Siete stati molto amici?
«Amico fraterno, di estrema confidenza, eravamo ragazzi, parlavamo di molte cose, della nostra giovinezza, di come eravamo fatti noi e, ci sentivamo diversi, rispetto agli altri, quindi, delle cose molte belle, poi, veniva fuori anche uno spettacolo bello, però, rispetto all’umanità che esce fuori tra due persone è sempre molto di meno.»
Non c’era antagonismo tra di voi?
«Assolutamente no, anzi fu lui che scoprì me, perché mi venne a vedere una sera al San Carluccio, io non avevo ancora visto lui, in Le cinque rose di Jennifer, e lui vide me che facevo Scannasurece, entrò nel camerino e mi chiese di lavorare insieme. Voglio dire, uno quando è grande, c’è anche la grandezza di riconoscere nell’altro che c’è qualcosa.»
Si creano delle amicizie, delle affinità con gli altri colleghi?
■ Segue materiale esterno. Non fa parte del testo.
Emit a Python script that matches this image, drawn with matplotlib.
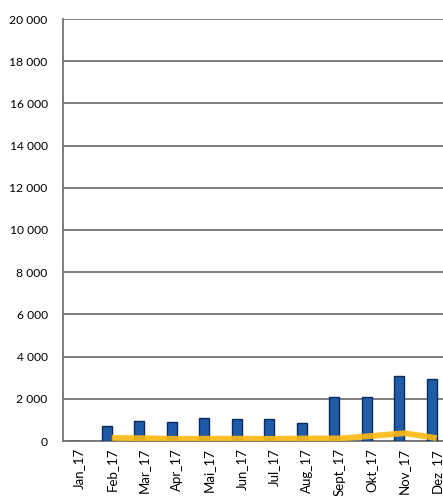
import numpy as np
import matplotlib.pyplot as plt
from matplotlib.ticker import FuncFormatter

plt.rcParams["font.family"] = ["Lato", "DejaVu Sans"]

months = ["Jan_17", "Feb_17", "Mar_17", "Apr_17", "Mai_17", "Jun_17",
          "Jul_17", "Aug_17", "Sept_17", "Okt_17", "Nov_17", "Dez_17"]
bar_values = [0, 730, 940, 890, 1110, 1060, 1020, 860, 2100, 2100, 3060, 2940]
line_values = [np.nan, 150, 130, 100, 110, 110, 100, 120, 120, 240, 370, 140]

fig = plt.figure(figsize=(4.43, 4.96), dpi=100)
ax = fig.add_axes([63 / 443, 55 / 496, 390 / 443, 422 / 496])

x = np.arange(len(months))
ax.bar(x - 0.16, bar_values, width=0.31, color="#1f5ba8", edgecolor="#0d2a58",
       linewidth=1.0, zorder=3)
ax.plot(x, line_values, color="#ffb90f", linewidth=4.2, alpha=0.9,
        solid_capstyle="butt", zorder=4)

ax.set_xlim(-0.5, 11.5)
ax.set_ylim(0, 20000)
ax.set_yticks(range(0, 20001, 2000))
ax.yaxis.set_major_formatter(FuncFormatter(lambda v, p: f"{int(v):,}".replace(",", " ")))
ax.set_xticks(x)
ax.set_xticklabels(months, rotation=90, fontsize=9.5)
ax.tick_params(axis="y", labelsize=8.7, length=0, pad=11)
ax.tick_params(axis="x", length=0, pad=5)
ax.grid(axis="y", color="#747474", linewidth=1.3, zorder=0)

for side in ["top", "right"]:
    ax.spines[side].set_visible(False)
ax.spines["left"].set_color("#747474")
ax.spines["left"].set_linewidth(1.3)
ax.spines["bottom"].set_color("#747474")
ax.spines["bottom"].set_linewidth(1.3)

fig.savefig("out.png", dpi=100)
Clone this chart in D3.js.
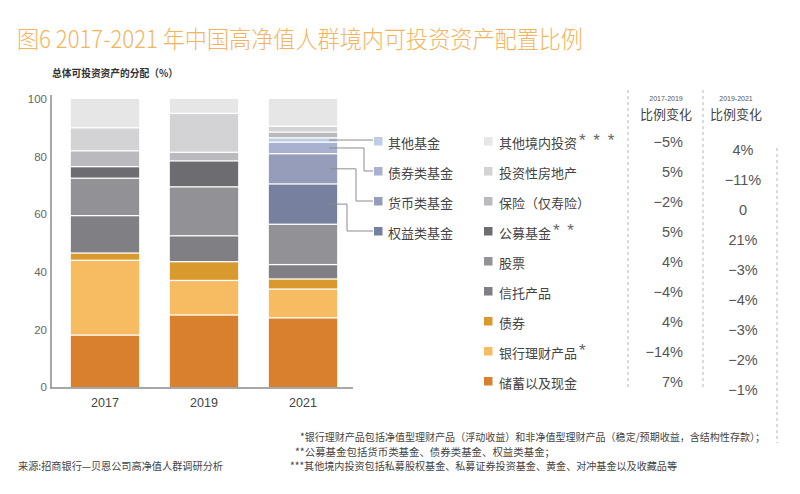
<!DOCTYPE html>
<html><head><meta charset="utf-8">
<script src="https://cdn.jsdelivr.net/npm/d3@7"></script>
<style>
html,body{margin:0;padding:0;background:#fff;}
svg{display:block;}
text{font-family:"Noto Sans CJK SC","Noto Sans",sans-serif;}
.num{font-family:"Liberation Sans",Arial,sans-serif;}
</style></head>
<body>
<svg id="chart" width="800" height="494"></svg>
<script>
// ---------- data ----------
const years = ["2017", "2019", "2021"];
const savings       = [18, 25, 24];
const bankWealth    = [26, 12, 10];
const bonds         = [2.5, 6.5, 3.5];
const trust         = [13, 9, 5];
const stocks        = [13, 17, 14];
const publicFunds   = [4, 9, 0];      // 2021 shown split into fund types
const equityFunds   = [0, 0, 14];
const moneyFunds    = [0, 0, 10.5];
const bondFunds     = [0, 0, 4];
const otherFunds    = [0, 0, 1.5];
const insurance     = [5.5, 3, 2];
const realEstate    = [8, 13.5, 2];
const otherDomestic = [10, 5, 9.5];

const yTicks = [0, 20, 40, 60, 80, 100];

const mainLabels = ["其他境内投资", "投资性房地产", "保险（仅寿险）", "公募基金", "股票", "信托产品", "债券", "银行理财产品", "储蓄以及现金"];
const mainMarks  = ["* * *", "", "", "* *", "", "", "", "*", ""];
const fundLabels = ["其他基金", "债券类基金", "货币类基金", "权益类基金"];
const change1719 = ["−5%", "5%", "−2%", "5%", "4%", "−4%", "4%", "−14%", "7%"];
const change1921 = ["4%", "−11%", "0", "21%", "−3%", "−4%", "−3%", "−2%", "−1%"];

// ---------- styling ----------
const seriesDefs = [
  {key: "savings", vals: savings, color: "#D9802F"},
  {key: "bankWealth", vals: bankWealth, color: "#F7BC61"},
  {key: "bonds", vals: bonds, color: "#D8992D"},
  {key: "trust", vals: trust, color: "#7F7F84"},
  {key: "stocks", vals: stocks, color: "#929296"},
  {key: "publicFunds", vals: publicFunds, color: "#6C6C71"},
  {key: "equityFunds", vals: equityFunds, color: "#7880A0"},
  {key: "moneyFunds", vals: moneyFunds, color: "#959DBB"},
  {key: "bondFunds", vals: bondFunds, color: "#A8B2D0"},
  {key: "otherFunds", vals: otherFunds, color: "#BECDE6"},
  {key: "insurance", vals: insurance, color: "#B9B9BE"},
  {key: "realEstate", vals: realEstate, color: "#D3D3D5"},
  {key: "otherDomestic", vals: otherDomestic, color: "#E6E6E7"}
];
const colorOf = Object.fromEntries(seriesDefs.map(d => [d.key, d.color]));
const mainKeys = ["otherDomestic", "realEstate", "insurance", "publicFunds", "stocks", "trust", "bonds", "bankWealth", "savings"];
const fundKeys = ["otherFunds", "bondFunds", "moneyFunds", "equityFunds"];

const svg = d3.select("#chart");

// title
svg.append("text").attr("x", 17).attr("y", 37).attr("dominant-baseline", "central")
  .attr("font-size", 24).attr("fill", "#F4B45E").attr("font-weight", 300)
  .attr("textLength", 566).attr("lengthAdjust", "spacingAndGlyphs")
  .text("图6 2017-2021 年中国高净值人群境内可投资资产配置比例");

svg.append("text").attr("x", 52).attr("y", 72).attr("dominant-baseline", "central")
  .attr("font-size", 10.5).attr("font-weight", "bold").attr("fill", "#333")
  .attr("textLength", 126).attr("lengthAdjust", "spacingAndGlyphs")
  .text("总体可投资资产的分配（%）");

// scales
const table = years.map((y, i) => {
  const row = {year: y};
  seriesDefs.forEach(s => row[s.key] = s.vals[i]);
  return row;
});
const x = d3.scaleBand().domain(years).range([56, 352]).paddingInner(0.31).paddingOuter(0.15);
const y = d3.scaleLinear().domain([0, 100]).range([387, 99]);

const stack = d3.stack().keys(seriesDefs.map(d => d.key));
const layers = stack(table);

const gap = 1.3;
const gBars = svg.append("g");
layers.forEach(layer => {
  gBars.selectAll(null).data(layer.filter(d => d[1] - d[0] > 0)).enter().append("rect")
    .attr("x", d => x(d.data.year))
    .attr("width", x.bandwidth())
    .attr("y", d => y(d[1]) + (d[1] >= 100 ? 0 : gap / 2))
    .attr("height", d => y(d[0]) - y(d[1]) - (d[1] >= 100 ? gap / 2 : gap) + (d[0] <= 0 ? gap / 2 : 0))
    .attr("fill", colorOf[layer.key]);
});

// axes
const yAxis = d3.axisLeft(y).tickValues(yTicks).tickSize(0).tickPadding(4);
const gy = svg.append("g").attr("transform", "translate(51,0)").call(yAxis);
gy.select(".domain").remove();
gy.selectAll("text").attr("class", "num").attr("font-size", 11.5).attr("fill", "#666");

const xAxis = d3.axisBottom(x).tickSize(0).tickPadding(10);
const gx = svg.append("g").attr("transform", "translate(0,388)").call(xAxis);
gx.select(".domain").remove();
gx.selectAll("text").attr("class", "num").attr("font-size", 12.5).attr("fill", "#444");

svg.append("line").attr("x1", 51).attr("x2", 51).attr("y1", 95).attr("y2", 388.5)
  .attr("stroke", "#8a8a8a").attr("stroke-width", 1.5);
svg.append("line").attr("x1", 50.25).attr("x2", 353).attr("y1", 388).attr("y2", 388)
  .attr("stroke", "#8a8a8a").attr("stroke-width", 1.5);

// legend (main)
const rowY = i => 141 + i * 30;
const gLeg = svg.append("g");
mainKeys.forEach((k, i) => {
  gLeg.append("rect").attr("x", 484).attr("y", rowY(i) - 4).attr("width", 8.5).attr("height", 8.5).attr("fill", colorOf[k]);
  const t = gLeg.append("text").attr("x", 499).attr("y", rowY(i) + 1).attr("dominant-baseline", "central")
    .attr("font-size", 13).attr("fill", "#444");
  t.append("tspan").text(mainLabels[i]);
  if (mainMarks[i]) {
    t.append("tspan").attr("class", "num").attr("dx", 2).attr("dy", -2)
      .attr("font-size", 17).attr("letter-spacing", 1.5).attr("fill", "#666")
      .style("white-space", "pre").text(mainMarks[i]);
  }
});

// legend (funds) with connectors
const x2021 = x("2021");
const turnX = [null, 364, 356, 347];
fundKeys.forEach((k, i) => {
  const ly = rowY(i);
  gLeg.append("rect").attr("x", 374).attr("y", ly - 4).attr("width", 8.5).attr("height", 8.5).attr("fill", colorOf[k]);
  gLeg.append("text").attr("x", 388).attr("y", ly + 1).attr("dominant-baseline", "central")
    .attr("font-size", 13).attr("fill", "#444").text(fundLabels[i]);
  const s = layers.find(l => l.key === k)[2];
  const my = y((s[0] + s[1]) / 2);
  const sx = x2021 + x.bandwidth() - 8;
  let path;
  if (turnX[i] === null) path = `M${sx},${my}H373`;
  else path = `M${sx},${my}H${turnX[i]}V${ly}H373`;
  gLeg.append("path").attr("d", path).attr("fill", "none").attr("stroke", "#8c8c8c").attr("stroke-width", 1);
});

// change columns
const dash = {stroke: "#b5b5b5", "stroke-width": 1, "stroke-dasharray": "3,3"};
function dashed(x0, y0, y1) {
  const l = svg.append("line").attr("x1", x0).attr("x2", x0).attr("y1", y0).attr("y2", y1);
  Object.entries(dash).forEach(([k, v]) => l.attr(k, v));
}
dashed(628, 90, 388);
dashed(703, 90, 388);
dashed(777, 148, 443);

[["2017-2019", 666], ["2019-2021", 736]].forEach(([t, cx]) => {
  svg.append("text").attr("class", "num").attr("x", cx).attr("y", 98).attr("text-anchor", "middle")
    .attr("dominant-baseline", "central").attr("font-size", 7).attr("fill", "#555").text(t);
  svg.append("text").attr("x", cx).attr("y", 113).attr("text-anchor", "middle")
    .attr("dominant-baseline", "central").attr("font-size", 13).attr("fill", "#444").text("比例变化");
});

change1719.forEach((t, i) => {
  svg.append("text").attr("class", "num").attr("x", 683).attr("y", 142 + i * 30)
    .attr("text-anchor", "end").attr("dominant-baseline", "central")
    .attr("font-size", 14.5).attr("fill", "#555").text(t);
});
change1921.forEach((t, i) => {
  svg.append("text").attr("class", "num").attr("x", 743).attr("y", 149.5 + i * 30)
    .attr("text-anchor", "middle").attr("dominant-baseline", "central")
    .attr("font-size", 14.5).attr("fill", "#555").text(t);
});

// footnotes
const notes = [
  {t: "*银行理财产品包括净值型理财产品（浮动收益）和非净值型理财产品（稳定/预期收益，含结构性存款）；", x: 300, y: 436, w: 465},
  {t: "**公募基金包括货币类基金、债券类基金、权益类基金；", x: 295, y: 451, w: 260},
  {t: "***其他境内投资包括私募股权基金、私募证券投资基金、黄金、对冲基金以及收藏品等", x: 290, y: 465, w: 387},
  {t: "来源:招商银行—贝恩公司高净值人群调研分析", x: 18, y: 465, w: 205}
];
notes.forEach(n => {
  svg.append("text").attr("x", n.x).attr("y", n.y).attr("dominant-baseline", "central")
    .attr("font-size", 10.5).attr("fill", "#444")
    .attr("textLength", n.w).attr("lengthAdjust", "spacingAndGlyphs").text(n.t);
});
</script>
</body></html>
«Mi vogliono bene tutti, non ho un atteggiamento narcisista. Quando ho lavorato e lavoro insieme a grandi attori, non cerco mai di culminare la luce su di me, e di oscurare l’altro, amo collaborare, questo è molto apprezzato. Certamente,c’è chi è più propenso a un atteggiamento del genere, chi è più narcisista, più protagonista, accentratore, ma questo fa parte della vita.»
Non è mai andato via da Napoli cosa la trattenuto?
«È un mistero, noi artisti spesso e volentieri ci allontaniamo per il nostro lavoro, poi non sono il solo, anche Isa Danieli, Antonio Casagrande abitano a Napoli. Io odio e amo questa città, per cui i miei rapporti familiari, i legami con la terra, anche le persone care che tu hai, sono qui, oddio se mi offrono un teatro da qualche parte e, lo devo gestire, io ci vado, non è che il destino ha voluto che restassi qui.»